The Letters of Vincent Van Gogh by Vincent Van Gogh (edited by Mark Roskill) Age: Adult/Teen Genre: Nonfiction/autobiography/biography Publisher: Simon & Schuster, 2008 Translation copyright 1929 ISBN: 9781415680867 344 pages
The title of this book is pretty self-explanatory. This book is a collection of letters written from Vincent Van Gogh to his younger brother Theo over the course of 7 years. The letters encapsulate much of what we already know about Van Gogh, but they also bring a much more human light to this iconic artistic figure of western civilization.
The majority of the letters are heartbreaking and honest with Van Gogh’s desire to just find somebody to love and with whom to start a family. This unrequited and unfilled love and need to devote in his life accounted for much of his internal pain and struggles. His relationship with his brother Theo is frighteningly strong and supportive. The two brothers are almost one entity, they are so close. Theo funded almost all of Van Gogh’s work, constantly sending his older brother money for painting resources. Van Gogh tried working various jobs, but nothing ever stuck. While Theo worked at an art gallery in Paris, Van Gogh moved from city to city, to country to country until he finally found his muse in Arles, France. In this beautiful little city in Provance, Van Gogh found his inspiration and painted the majority of his best-known artwork: Starry Night, The Yellow House, Sunflowers, The Bedroom, etc.
I stayed in Arles for 3 days in April as part of my honeymoon, and I was equally captivated with the sights and sounds of such a mellow, yet bustling city.

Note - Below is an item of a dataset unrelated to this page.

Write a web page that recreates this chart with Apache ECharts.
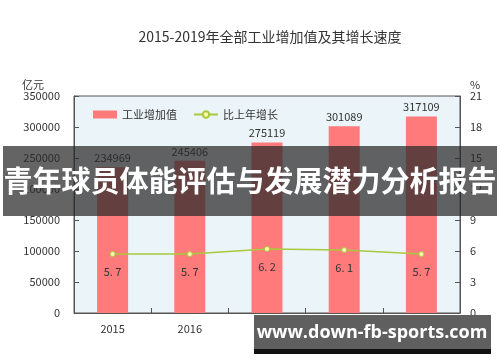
<!DOCTYPE html>
<html><head><meta charset="utf-8">
<script src="https://cdn.jsdelivr.net/npm/echarts@6/dist/echarts.min.js"></script>
<style>html,body{margin:0;padding:0;background:#fff}#c{width:500px;height:362px}</style>
</head><body><div id="c"></div>
<script>
var categories = ['2015', '2016', '2017', '2018', '2019'];
var valueAdded = [234969, 245406, 275119, 301089, 317109];
var growthRate = [5.7, 5.7, 6.2, 6.1, 5.7];
var leftTicks = [0, 350000, 50000];
var rightTicks = [0, 21, 3];
var titleText = '2015-2019年全部工业增加值及其增长速度';
var bannerText = '青年球员体能评估与发展潜力分析报告';
var watermarkText = 'www.down-fb-sports.com';

var chart = echarts.init(document.getElementById('c'));
var f = '"Noto Sans CJK SC", "DejaVu Sans", sans-serif';
chart.setOption({
  animation: false,
  textStyle: {fontFamily: f},
  title: {text: titleText, left: 265, textAlign: 'center', top: 25,
    textStyle: {fontSize: 14, fontWeight: 'normal', color: '#333', fontFamily: f}},
  legend: {
    left: 88, top: 104, itemGap: 16, itemWidth: 24, itemHeight: 8,
    textStyle: {fontSize: 11, color: '#333'},
    data: [{name: '工业增加值', icon: 'rect'}, {name: '比上年增长'}]
  },
  grid: {left: 74, right: 40, top: 96, bottom: 49, show: true,
    backgroundColor: '#EBF4F9', borderColor: '#555', borderWidth: 1},
  xAxis: {type: 'category', data: categories,
    axisLine: {lineStyle: {color: '#555'}},
    axisTick: {show: true, inside: true, alignWithLabel: false, lineStyle: {color: '#555'}},
    axisLabel: {color: '#333', fontSize: 11, margin: 10}},
  yAxis: [
    {type: 'value', min: leftTicks[0], max: leftTicks[1], interval: leftTicks[2],
      name: '亿元', nameLocation: 'end', nameGap: 6,
      nameTextStyle: {color: '#333', fontSize: 11, align: 'right', padding: [0, 30, 0, 0]},
      axisLine: {show: true, lineStyle: {color: '#555'}},
      axisTick: {show: true, inside: true, lineStyle: {color: '#555'}},
      splitLine: {show: false},
      axisLabel: {color: '#333', fontSize: 11, margin: 14, formatter: function (v) { return String(v); }}},
    {type: 'value', min: rightTicks[0], max: rightTicks[1], interval: rightTicks[2],
      name: '%', nameLocation: 'end', nameGap: 6,
      nameTextStyle: {color: '#333', fontSize: 11, align: 'left', padding: [0, 0, 0, 10]},
      axisLine: {show: true, lineStyle: {color: '#555'}},
      axisTick: {show: true, inside: true, lineStyle: {color: '#555'}},
      splitLine: {show: false},
      axisLabel: {color: '#333', fontSize: 11, margin: 10}}
  ],
  series: [
    {name: '工业增加值', type: 'bar', data: valueAdded, barWidth: 31,
      itemStyle: {color: '#FF7B7B'},
      label: {show: true, position: 'top', color: '#333', fontSize: 11, distance: 4,
        formatter: function (p) { return String(p.value); }}},
    {name: '比上年增长', type: 'line', yAxisIndex: 1, data: growthRate,
      symbol: 'circle', symbolSize: 5,
      lineStyle: {color: '#A9C93C', width: 1.5},
      itemStyle: {color: '#FFF6B0', borderColor: '#A9C93C', borderWidth: 1},
      label: {show: true, position: 'bottom', distance: 9, color: '#333', fontSize: 11,
        formatter: function (p) { return String(p.value).replace('.', '. '); }}}
  ],
  graphic: [
    {type: 'rect', z: 100, shape: {x: 3, y: 146, width: 494, height: 70},
      style: {fill: 'rgba(40,40,40,0.72)'}},
    {type: 'text', z: 101, x: 250, y: 181,
      style: {text: bannerText, fill: '#fff', font: 'bold 29px "Noto Sans CJK SC", sans-serif',
        textAlign: 'center', textVerticalAlign: 'middle'}},
    {type: 'rect', z: 100, shape: {x: 254, y: 315, width: 237, height: 34},
      style: {fill: '#5f5f5f'}},
    {type: 'rect', z: 100, shape: {x: 254, y: 349, width: 237, height: 5},
      style: {fill: '#111'}},
    {type: 'text', z: 101, x: 372, y: 333,
      style: {text: watermarkText, fill: '#fff', font: 'bold 18px "Open Sans", "DejaVu Sans", sans-serif',
        textAlign: 'center', textVerticalAlign: 'middle'}}
  ]
});
</script></body></html>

My only caution with this book is to read it with the bible & a detailed book of art in tow. Van Gogh makes numerous references to bible passages and discusses thoroughly his opinion of contemporary and past artworks and artists. I often had to look up the images online to get a better sense of Van Gogh’s opinion.
I think the term “misunderstood artist” was really coined for Van Gogh. He had such an earnest heart, but sold only 1 painting in his lifetime (2 if you count the one he sold to his brother), he was tortured, suffered mental breakdowns towards the end of his life, and was driven mad with desires and passions. His life in letters is at times cryptic (hardly mentioned his marriage to the subject of his drawing Sorrow), and at times a brutal reflection of himself and others around him.
Editor Mark Roskill has also included a series of photos of Vincent and Theo as well as Van Gogh’s artwork mentioned throughout the course of the letters. I definitely recommend this book to any fan of art, Van Gogh, and history.